The EEOC guidance explains that any “employment action motivated—in whole or in part—by an employee’s race, sex, or another protected characteristic” may be unlawful under Title VII and provides the following examples of unlawful DEI-related workplace discrimination:
- The use of quotas and other “balancing” efforts.
- Disparate treatment in various aspects of employment, including the selection of interviewees and hiring/firing, promoting/demoting, or compensating employees; offering fringe benefits; and providing access to training, mentoring or sponsorship programs, or fellowships.
- Limiting membership in workplace groups, such as affinity groups, or separating employees into groups based on protected traits when administering DEI or other trainings, even if the content is the same.
- Unlawful harassment during DEI training—i.e., harassment that results in an adverse change to a term, condition, or privilege of employment, or is so frequent or severe that a reasonable person would consider it intimidating, hostile, or abusive.
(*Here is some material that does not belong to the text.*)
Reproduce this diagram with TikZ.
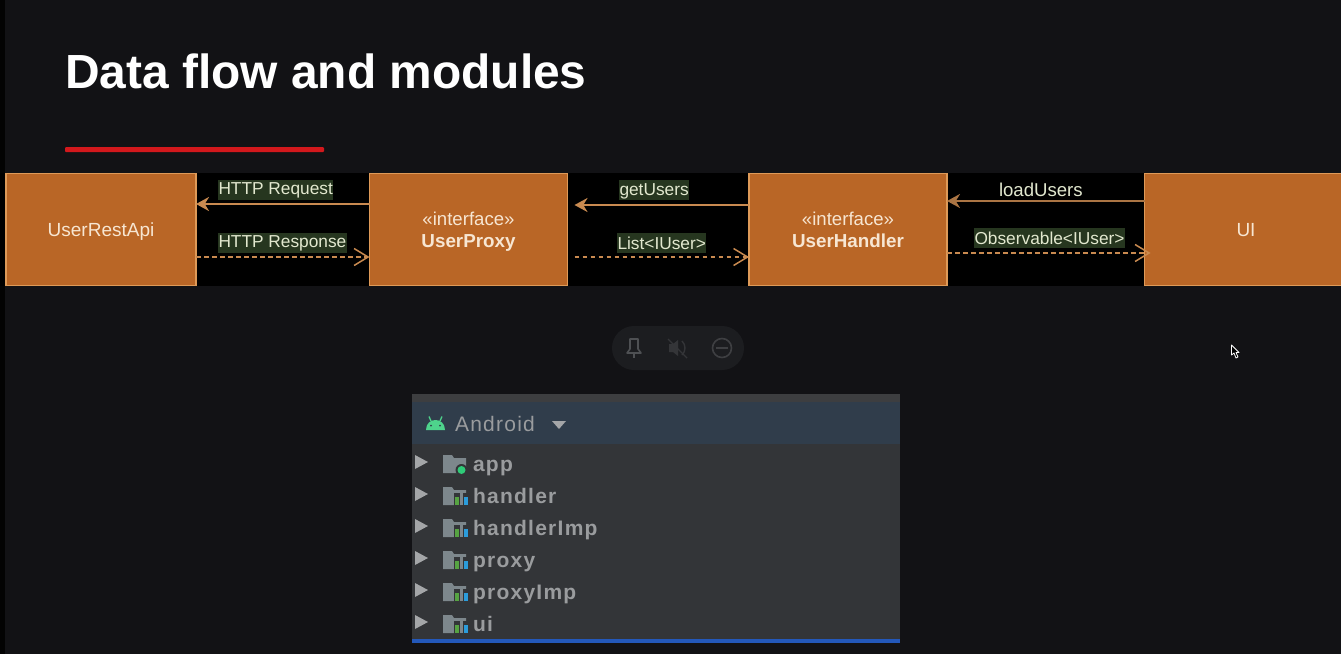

- Retaliation for objecting to or opposing employment discrimination related to DEI, participating in employer or EEOC investigations, or filing an EEOC charge. “Reasonable opposition to a DEI training may constitute protected activity” that would prohibit employer retaliation.
The guidance also emphasizes the EEOC’s long-standing position that “there is no such thing as ‘reverse’ discrimination; there is only discrimination.” According to the EEOC, Title VII’s protections “apply equally” to all employees and applicants, and not just those who belong to a minority group or are diverse, historically under-represented, or women. The guidance cautions that an employer’s business interest in “diversity” (including client or customer preference) does not justify making employment decisions motivated by a protected characteristic.
While the long-term future of Trump’s DEI-related executive orders is uncertain at this point, employers should regularly review and update their DEI programs and policies to ensure compliance with Title VII.